Many of us are running lots of stuff simultaneously (think the 1200 tests that cmake runs in parallel) and it does not work to turn on multi-thread when you are running jobs on all your cores anyway. So since only a tiny subset of modules benefit from threads we decided to make that an optional setting.
We could consider a GMT_PARALLEL = on|off and then if on then -x is added by default, otherwise not. Default would be off. Or maybe better an integer which if not 0 gets added to -x. Then you could use -4 to only use all minus 4 cores.
Anyway there seems to be more to it. gmtinit_parse_x_option is under a #ifdef GMT_MP_ENABLED condition, but grdfilter threads are HAVE_GLIB_GTHREAD controled, so on a quick look I don’t even see how grdfilter -x does even work.
This will be post 6.5 but I will see if I can fix the MP vs THREAD stuff. But if @Andreas is running it now then perhaps that is not a stopper. @Andreas, please run it twice via time
time gmt grdfilter ...... no -x
time gmt grdfiler -x
$ time gmt grdfilter klipp.tif -D0 -Fg400+h -V -Gfilt.nc
[...]
grdfilter [INFORMATION]: Calculations will be distributed over 1 threads.
[...]
real 8m56.352s
user 8m56.288s
sys 0m0.028s
With -x:
$ time gmt grdfilter klipp.tif -D0 -Fg400+h -V -Gfilt.nc -x
[...]
grdfilter [INFORMATION]: Calculations will be distributed over 12 threads.
[...]
real 2m16.788s
user 24m4.359s
sys 0m1.048s
On my macOS, filtering all of SRTM15 grid to 1x1 degree with -x gives
real
0m52.513s
user
2m13.858s
sys
0m2.611s
while no -x gives
real
1m59.279s
user
1m56.418s
sys
0m2.740s
That is not very impressive. While we dont have anOpenMP grdfilter to compare with I am pretty sure other -x modules has given may much higher speedups, like 4x with 10 cores. Of course, this is a huge file so maybe related to other things.

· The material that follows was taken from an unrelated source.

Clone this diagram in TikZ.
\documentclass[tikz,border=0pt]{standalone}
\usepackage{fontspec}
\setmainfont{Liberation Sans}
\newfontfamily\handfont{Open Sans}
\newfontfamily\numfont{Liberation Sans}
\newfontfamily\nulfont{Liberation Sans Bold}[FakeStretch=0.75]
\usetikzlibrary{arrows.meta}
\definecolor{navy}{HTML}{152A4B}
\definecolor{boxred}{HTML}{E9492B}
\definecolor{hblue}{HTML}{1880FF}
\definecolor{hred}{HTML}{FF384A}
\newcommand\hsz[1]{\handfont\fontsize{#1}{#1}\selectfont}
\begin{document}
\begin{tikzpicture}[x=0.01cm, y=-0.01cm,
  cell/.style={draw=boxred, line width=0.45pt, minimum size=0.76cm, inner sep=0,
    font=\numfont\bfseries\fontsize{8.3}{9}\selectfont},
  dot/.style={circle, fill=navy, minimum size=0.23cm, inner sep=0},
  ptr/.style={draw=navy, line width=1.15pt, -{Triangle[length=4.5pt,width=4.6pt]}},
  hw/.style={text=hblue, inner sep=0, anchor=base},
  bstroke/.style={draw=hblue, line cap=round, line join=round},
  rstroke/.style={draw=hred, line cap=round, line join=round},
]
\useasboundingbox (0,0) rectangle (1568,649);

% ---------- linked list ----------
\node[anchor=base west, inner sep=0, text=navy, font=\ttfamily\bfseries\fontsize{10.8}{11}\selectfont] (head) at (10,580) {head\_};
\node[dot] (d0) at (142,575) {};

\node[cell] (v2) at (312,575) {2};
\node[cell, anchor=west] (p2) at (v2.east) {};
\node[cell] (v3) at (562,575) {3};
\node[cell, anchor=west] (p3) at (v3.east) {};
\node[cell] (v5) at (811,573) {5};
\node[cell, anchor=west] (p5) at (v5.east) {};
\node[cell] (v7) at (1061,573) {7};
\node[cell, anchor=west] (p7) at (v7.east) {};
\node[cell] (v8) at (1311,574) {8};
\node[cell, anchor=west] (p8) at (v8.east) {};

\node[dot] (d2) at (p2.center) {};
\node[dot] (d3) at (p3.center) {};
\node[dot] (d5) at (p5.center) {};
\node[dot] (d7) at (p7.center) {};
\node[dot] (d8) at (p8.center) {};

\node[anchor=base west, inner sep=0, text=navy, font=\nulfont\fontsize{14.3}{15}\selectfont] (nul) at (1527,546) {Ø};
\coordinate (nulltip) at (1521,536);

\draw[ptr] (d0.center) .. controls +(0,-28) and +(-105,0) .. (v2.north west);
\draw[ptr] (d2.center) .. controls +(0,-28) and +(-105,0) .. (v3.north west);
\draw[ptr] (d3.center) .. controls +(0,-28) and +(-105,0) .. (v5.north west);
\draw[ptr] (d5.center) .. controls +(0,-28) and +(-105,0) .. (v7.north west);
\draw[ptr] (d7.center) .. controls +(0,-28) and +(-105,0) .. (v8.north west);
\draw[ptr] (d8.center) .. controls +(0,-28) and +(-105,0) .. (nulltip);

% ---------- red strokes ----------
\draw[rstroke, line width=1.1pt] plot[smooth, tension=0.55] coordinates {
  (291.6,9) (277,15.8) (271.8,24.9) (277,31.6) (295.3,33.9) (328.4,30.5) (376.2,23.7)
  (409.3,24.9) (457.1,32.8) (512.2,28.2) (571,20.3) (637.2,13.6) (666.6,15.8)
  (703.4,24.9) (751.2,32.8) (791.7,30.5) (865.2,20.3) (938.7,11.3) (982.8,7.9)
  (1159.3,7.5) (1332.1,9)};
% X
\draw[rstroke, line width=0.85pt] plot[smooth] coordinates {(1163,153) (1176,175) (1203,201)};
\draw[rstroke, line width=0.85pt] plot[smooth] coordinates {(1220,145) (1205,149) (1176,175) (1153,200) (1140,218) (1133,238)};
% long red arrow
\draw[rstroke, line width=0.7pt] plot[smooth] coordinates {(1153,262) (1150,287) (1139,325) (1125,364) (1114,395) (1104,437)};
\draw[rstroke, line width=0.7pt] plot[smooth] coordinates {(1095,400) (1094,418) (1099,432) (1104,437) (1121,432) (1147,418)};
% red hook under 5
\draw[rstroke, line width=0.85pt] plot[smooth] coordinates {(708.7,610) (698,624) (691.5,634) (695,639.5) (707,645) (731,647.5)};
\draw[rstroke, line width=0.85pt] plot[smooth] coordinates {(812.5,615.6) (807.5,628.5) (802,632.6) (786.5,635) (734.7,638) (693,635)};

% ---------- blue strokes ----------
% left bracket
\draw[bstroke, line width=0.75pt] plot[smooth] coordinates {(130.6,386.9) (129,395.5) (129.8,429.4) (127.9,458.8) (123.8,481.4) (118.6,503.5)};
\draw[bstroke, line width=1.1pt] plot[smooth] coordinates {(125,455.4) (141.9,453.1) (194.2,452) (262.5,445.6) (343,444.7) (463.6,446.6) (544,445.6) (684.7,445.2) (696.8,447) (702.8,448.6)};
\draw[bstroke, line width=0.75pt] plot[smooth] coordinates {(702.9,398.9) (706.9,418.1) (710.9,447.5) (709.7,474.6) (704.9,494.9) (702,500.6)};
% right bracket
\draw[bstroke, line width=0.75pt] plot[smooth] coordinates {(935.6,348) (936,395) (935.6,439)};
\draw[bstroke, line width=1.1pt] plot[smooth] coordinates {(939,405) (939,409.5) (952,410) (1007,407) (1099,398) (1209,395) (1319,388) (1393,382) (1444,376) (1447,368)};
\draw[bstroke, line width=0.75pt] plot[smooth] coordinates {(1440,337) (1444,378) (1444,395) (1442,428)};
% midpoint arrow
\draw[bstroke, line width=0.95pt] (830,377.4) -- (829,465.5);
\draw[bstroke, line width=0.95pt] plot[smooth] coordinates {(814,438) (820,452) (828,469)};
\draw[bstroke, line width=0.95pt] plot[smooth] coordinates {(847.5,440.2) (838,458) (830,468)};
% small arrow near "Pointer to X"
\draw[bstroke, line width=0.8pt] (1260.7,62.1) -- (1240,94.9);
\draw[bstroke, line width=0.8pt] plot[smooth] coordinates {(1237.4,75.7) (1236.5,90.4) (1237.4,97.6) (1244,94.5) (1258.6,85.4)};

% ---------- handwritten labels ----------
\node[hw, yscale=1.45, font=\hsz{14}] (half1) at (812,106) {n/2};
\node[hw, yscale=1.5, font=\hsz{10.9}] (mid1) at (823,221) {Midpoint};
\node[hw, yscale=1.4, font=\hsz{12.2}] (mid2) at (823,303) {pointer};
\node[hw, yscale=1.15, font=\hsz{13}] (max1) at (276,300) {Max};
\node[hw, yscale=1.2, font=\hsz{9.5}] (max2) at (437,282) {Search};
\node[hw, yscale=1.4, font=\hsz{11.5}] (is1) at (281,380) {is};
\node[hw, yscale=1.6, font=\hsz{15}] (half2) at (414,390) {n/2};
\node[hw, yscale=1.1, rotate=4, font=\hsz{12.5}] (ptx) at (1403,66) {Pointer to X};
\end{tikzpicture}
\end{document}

I remember that I had a lot of work parallelizing grdfilter.I doubt it could have been achieved with simple #omp pragmas. The parallel code cuts the grid in parallel stripes, with padding determined by filter width, process each in parallel and joins the filtered chunks, dropping the padded zones as needed.
The comparison we want should not be done with time because it includes the time to read the 6.2 GB file, which is non negligible. What we want is the output of -Vt, a here the difference is substantial.

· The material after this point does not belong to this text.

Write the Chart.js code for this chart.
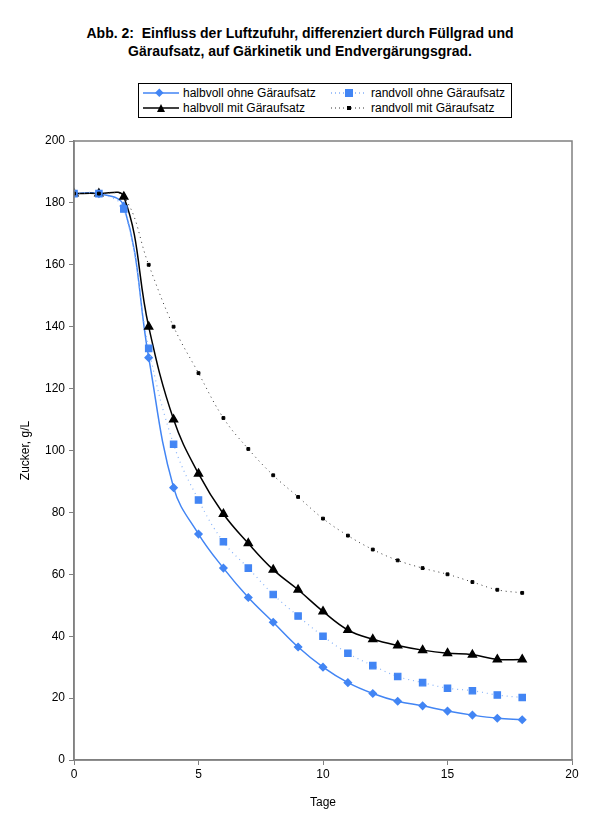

$ time gmt grdfilter SRTM15_V2.5.5.nc -Fg330 -rg -D1 -I1 -Gtx.grd -x -Vt
Elapsed time 00:00:18.125 | (grdfilter) |
real 1m2.701s
user 0m0.015s
sys 0m0.000s
j@dell-from-hell MINGW64 /c/v
$ time gmt grdfilter SRTM15_V2.5.5.nc -Fg330 -rg -D1 -I1 -Gtx.grd -Vt
Elapsed time 00:01:42.665 | (grdfilter) |
real 2m27.335s
user 0m0.000s
sys 0m0.031s